¿Os acordáis de cuando enviábamos y recibíamos cartas personales escritas a mano? Cuesta creerlo, ahora que la tecnología lo invade todo —para bien y para mal— pero hace apenas unas décadas, algunas esperábamos con ansiedad la visita diaria del cartero y bajábamos corriendo a comprobar qué nos había dejado en el buzón. A mí me encantaba mantener correspondencia con gente de la otra punta del planeta, a la que nunca llegué a conocer en persona.
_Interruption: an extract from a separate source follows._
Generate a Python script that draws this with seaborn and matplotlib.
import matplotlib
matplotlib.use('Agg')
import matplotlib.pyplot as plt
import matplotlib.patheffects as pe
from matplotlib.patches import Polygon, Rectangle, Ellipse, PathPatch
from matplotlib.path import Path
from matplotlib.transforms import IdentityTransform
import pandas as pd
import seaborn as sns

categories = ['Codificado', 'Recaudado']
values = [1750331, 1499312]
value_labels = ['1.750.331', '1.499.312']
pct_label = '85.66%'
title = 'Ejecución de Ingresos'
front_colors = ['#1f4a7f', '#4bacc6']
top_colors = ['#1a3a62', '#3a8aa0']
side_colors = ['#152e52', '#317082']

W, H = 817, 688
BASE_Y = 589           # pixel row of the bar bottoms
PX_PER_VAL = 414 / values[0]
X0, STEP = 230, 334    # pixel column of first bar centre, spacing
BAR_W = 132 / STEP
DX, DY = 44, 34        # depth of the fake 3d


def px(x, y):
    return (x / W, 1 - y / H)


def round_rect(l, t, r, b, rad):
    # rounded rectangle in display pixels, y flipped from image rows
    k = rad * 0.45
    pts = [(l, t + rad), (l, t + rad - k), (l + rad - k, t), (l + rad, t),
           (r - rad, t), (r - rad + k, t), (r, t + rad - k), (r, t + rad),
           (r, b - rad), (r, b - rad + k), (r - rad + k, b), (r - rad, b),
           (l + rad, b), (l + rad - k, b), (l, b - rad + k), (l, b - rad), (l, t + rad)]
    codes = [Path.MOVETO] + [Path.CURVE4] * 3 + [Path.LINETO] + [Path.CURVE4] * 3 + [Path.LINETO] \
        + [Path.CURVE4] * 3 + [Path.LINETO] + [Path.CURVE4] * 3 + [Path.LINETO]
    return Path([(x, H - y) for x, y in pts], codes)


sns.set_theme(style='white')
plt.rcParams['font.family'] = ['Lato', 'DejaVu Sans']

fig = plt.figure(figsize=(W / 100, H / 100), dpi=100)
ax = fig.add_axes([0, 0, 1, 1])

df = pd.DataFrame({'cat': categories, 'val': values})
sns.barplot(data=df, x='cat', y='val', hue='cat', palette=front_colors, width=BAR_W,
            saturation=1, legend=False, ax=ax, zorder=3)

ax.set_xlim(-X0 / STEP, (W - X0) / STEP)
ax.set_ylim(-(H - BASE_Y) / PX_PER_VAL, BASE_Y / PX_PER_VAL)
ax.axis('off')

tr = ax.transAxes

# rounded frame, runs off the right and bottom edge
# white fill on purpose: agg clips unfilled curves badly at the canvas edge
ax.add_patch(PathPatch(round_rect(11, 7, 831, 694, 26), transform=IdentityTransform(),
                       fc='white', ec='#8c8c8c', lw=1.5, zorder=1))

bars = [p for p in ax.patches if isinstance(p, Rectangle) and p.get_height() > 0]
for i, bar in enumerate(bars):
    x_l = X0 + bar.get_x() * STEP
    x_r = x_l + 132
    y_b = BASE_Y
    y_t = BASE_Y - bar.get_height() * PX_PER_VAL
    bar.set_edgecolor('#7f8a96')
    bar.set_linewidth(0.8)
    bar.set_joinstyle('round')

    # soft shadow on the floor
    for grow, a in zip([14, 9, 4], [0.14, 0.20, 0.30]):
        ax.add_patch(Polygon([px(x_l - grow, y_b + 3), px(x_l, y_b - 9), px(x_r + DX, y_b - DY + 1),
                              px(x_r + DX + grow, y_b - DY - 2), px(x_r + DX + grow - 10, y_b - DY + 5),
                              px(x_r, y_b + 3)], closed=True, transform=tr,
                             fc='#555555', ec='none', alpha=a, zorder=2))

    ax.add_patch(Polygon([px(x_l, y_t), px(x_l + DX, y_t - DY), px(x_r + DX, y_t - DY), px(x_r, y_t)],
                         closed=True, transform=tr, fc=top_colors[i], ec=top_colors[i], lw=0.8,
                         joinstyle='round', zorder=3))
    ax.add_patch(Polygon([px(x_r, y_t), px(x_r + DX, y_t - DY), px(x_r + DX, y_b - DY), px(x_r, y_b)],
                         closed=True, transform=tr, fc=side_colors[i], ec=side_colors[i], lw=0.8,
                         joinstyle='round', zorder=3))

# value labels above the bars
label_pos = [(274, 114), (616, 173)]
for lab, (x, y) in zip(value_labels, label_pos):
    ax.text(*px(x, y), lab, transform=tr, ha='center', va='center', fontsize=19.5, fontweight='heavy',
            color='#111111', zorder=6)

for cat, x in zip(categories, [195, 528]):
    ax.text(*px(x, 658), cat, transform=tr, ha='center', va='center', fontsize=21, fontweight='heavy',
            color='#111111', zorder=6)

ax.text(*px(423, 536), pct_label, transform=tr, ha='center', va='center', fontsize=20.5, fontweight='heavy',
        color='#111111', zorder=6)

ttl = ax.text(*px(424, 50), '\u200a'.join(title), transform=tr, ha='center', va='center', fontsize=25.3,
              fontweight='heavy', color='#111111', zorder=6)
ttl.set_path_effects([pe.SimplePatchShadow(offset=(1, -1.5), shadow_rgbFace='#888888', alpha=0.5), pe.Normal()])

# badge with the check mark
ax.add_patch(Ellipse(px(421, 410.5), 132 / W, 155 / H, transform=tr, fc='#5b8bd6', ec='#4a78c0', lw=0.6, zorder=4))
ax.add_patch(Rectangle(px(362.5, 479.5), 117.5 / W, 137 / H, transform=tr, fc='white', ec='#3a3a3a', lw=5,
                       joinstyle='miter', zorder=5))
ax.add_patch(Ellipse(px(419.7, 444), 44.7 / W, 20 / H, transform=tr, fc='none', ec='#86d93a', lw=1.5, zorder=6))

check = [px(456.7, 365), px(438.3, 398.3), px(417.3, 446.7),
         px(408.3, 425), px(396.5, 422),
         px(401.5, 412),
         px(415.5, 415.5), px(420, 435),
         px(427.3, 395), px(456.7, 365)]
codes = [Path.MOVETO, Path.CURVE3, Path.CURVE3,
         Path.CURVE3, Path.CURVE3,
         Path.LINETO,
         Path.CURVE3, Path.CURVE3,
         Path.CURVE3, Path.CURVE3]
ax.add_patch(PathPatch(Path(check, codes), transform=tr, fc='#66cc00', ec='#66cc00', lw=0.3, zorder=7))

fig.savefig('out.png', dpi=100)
No solo nos contábamos cómo eran las cosas en nuestros respectivos lugares de procedencia, también intercambiábamos tarjetas postales e incluso fotos de los ídolos del momento —Leif Garrett, The Teens, Los Pecos…—.
La historia está llena de relaciones epistolares entre personajes ilustres, como la que mantuvo a finales del siglo XIX Emilia Pardo Bazán —autora de obras como Los pazos de Ulloa— con Benito Pérez Galdós, por ejemplo, cuyos intereses literarios compartidos acabaron derivando en escarceos amorosos; o las apasionadas misivas que Salvador Dalí enviaba a su querido Federico García Lorca, a quien probablemente le unía algo más que una estrecha amistad; o los renglones cargados de inseguridades, temores y angustias que Carmen Laforet —ganadora del Premio Nadal 1944 con su novela Nada— transmite a su confidente Ramón J. Sender, en unas cartas que serán recopiladas más tarde en el epistolario Puedo contar contigo, publicado en 2003, poco antes de la muerte de Laforet.
¿No es curioso imaginar la cantidad de confidencias —unas tan trascendentales, otras tan insignificantes— que contenían esos pliegos de papel viajeros?